• [REQUIREMENTS]
Go through the listing and set it down exactly, leaving out its pictures.

*** AVAILABLE DATA

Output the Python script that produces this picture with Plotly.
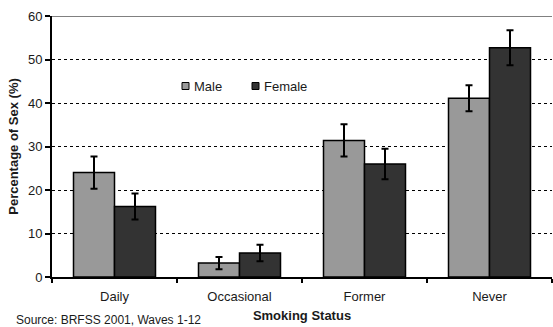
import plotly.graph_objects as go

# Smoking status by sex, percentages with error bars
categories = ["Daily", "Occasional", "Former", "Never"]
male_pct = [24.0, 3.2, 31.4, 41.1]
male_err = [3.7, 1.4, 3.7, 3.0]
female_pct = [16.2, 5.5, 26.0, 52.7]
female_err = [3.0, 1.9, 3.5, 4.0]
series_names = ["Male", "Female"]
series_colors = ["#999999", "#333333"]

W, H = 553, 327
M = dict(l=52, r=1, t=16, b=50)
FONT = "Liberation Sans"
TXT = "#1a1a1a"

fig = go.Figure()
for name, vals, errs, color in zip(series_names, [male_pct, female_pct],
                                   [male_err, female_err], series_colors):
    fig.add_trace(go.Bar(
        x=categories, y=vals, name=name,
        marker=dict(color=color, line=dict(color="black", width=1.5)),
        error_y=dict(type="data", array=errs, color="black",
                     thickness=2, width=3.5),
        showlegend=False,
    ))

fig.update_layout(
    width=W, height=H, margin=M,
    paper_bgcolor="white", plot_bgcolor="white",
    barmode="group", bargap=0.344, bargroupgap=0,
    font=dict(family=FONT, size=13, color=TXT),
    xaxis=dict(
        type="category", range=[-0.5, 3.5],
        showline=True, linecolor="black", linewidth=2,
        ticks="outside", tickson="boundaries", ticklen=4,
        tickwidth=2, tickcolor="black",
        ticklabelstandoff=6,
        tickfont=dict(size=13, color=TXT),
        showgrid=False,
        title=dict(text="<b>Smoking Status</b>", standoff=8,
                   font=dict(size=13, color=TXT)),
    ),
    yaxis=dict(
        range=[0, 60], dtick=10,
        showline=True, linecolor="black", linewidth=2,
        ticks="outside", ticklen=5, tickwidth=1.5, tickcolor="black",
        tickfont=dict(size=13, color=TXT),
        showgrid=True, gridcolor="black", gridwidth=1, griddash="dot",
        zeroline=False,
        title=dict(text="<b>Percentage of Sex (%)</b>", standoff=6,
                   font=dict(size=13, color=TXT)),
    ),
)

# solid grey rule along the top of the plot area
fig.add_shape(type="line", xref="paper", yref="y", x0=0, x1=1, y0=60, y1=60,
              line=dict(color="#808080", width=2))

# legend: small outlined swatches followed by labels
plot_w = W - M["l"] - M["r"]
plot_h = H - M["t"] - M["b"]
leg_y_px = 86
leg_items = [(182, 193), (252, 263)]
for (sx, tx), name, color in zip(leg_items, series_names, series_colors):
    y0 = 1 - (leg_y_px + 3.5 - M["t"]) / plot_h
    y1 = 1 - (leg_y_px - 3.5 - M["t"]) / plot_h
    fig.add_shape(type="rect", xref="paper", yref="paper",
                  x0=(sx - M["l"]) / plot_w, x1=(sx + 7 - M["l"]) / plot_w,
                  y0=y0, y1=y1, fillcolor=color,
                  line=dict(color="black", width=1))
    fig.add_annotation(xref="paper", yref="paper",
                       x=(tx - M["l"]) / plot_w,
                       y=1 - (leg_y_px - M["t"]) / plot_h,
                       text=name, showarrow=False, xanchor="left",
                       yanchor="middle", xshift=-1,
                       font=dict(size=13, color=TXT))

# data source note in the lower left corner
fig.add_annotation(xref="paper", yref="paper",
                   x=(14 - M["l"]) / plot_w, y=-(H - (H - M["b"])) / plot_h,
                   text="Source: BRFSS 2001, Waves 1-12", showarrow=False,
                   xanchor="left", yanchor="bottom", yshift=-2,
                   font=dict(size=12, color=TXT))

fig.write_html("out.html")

******

• [WRITTEN ANSWER]
Output the Python script that produces this picture with Plotly.
import plotly.graph_objects as go

# Smoking status by sex, percentages with error bars
categories = ["Daily", "Occasional", "Former", "Never"]
male_pct = [24.0, 3.2, 31.4, 41.1]
male_err = [3.7, 1.4, 3.7, 3.0]
female_pct = [16.2, 5.5, 26.0, 52.7]
female_err = [3.0, 1.9, 3.5, 4.0]
series_names = ["Male", "Female"]
series_colors = ["#999999", "#333333"]

W, H = 553, 327
M = dict(l=52, r=1, t=16, b=50)
FONT = "Liberation Sans"
TXT = "#1a1a1a"

fig = go.Figure()
for name, vals, errs, color in zip(series_names, [male_pct, female_pct],
                                   [male_err, female_err], series_colors):
    fig.add_trace(go.Bar(
        x=categories, y=vals, name=name,
        marker=dict(color=color, line=dict(color="black", width=1.5)),
        error_y=dict(type="data", array=errs, color="black",
                     thickness=2, width=3.5),
        showlegend=False,
    ))

fig.update_layout(
    width=W, height=H, margin=M,
    paper_bgcolor="white", plot_bgcolor="white",
    barmode="group", bargap=0.344, bargroupgap=0,
    font=dict(family=FONT, size=13, color=TXT),
    xaxis=dict(
        type="category", range=[-0.5, 3.5],
        showline=True, linecolor="black", linewidth=2,
        ticks="outside", tickson="boundaries", ticklen=4,
        tickwidth=2, tickcolor="black",
        ticklabelstandoff=6,
        tickfont=dict(size=13, color=TXT),
        showgrid=False,
        title=dict(text="<b>Smoking Status</b>", standoff=8,
                   font=dict(size=13, color=TXT)),
    ),
    yaxis=dict(
        range=[0, 60], dtick=10,
        showline=True, linecolor="black", linewidth=2,
        ticks="outside", ticklen=5, tickwidth=1.5, tickcolor="black",
        tickfont=dict(size=13, color=TXT),
        showgrid=True, gridcolor="black", gridwidth=1, griddash="dot",
        zeroline=False,
        title=dict(text="<b>Percentage of Sex (%)</b>", standoff=6,
                   font=dict(size=13, color=TXT)),
    ),
)

# solid grey rule along the top of the plot area
fig.add_shape(type="line", xref="paper", yref="y", x0=0, x1=1, y0=60, y1=60,
              line=dict(color="#808080", width=2))

# legend: small outlined swatches followed by labels
plot_w = W - M["l"] - M["r"]
plot_h = H - M["t"] - M["b"]
leg_y_px = 86
leg_items = [(182, 193), (252, 263)]
for (sx, tx), name, color in zip(leg_items, series_names, series_colors):
    y0 = 1 - (leg_y_px + 3.5 - M["t"]) / plot_h
    y1 = 1 - (leg_y_px - 3.5 - M["t"]) / plot_h
    fig.add_shape(type="rect", xref="paper", yref="paper",
                  x0=(sx - M["l"]) / plot_w, x1=(sx + 7 - M["l"]) / plot_w,
                  y0=y0, y1=y1, fillcolor=color,
                  line=dict(color="black", width=1))
    fig.add_annotation(xref="paper", yref="paper",
                       x=(tx - M["l"]) / plot_w,
                       y=1 - (leg_y_px - M["t"]) / plot_h,
                       text=name, showarrow=False, xanchor="left",
                       yanchor="middle", xshift=-1,
                       font=dict(size=13, color=TXT))

# data source note in the lower left corner
fig.add_annotation(xref="paper", yref="paper",
                   x=(14 - M["l"]) / plot_w, y=-(H - (H - M["b"])) / plot_h,
                   text="Source: BRFSS 2001, Waves 1-12", showarrow=False,
                   xanchor="left", yanchor="bottom", yshift=-2,
                   font=dict(size=12, color=TXT))

fig.write_html("out.html")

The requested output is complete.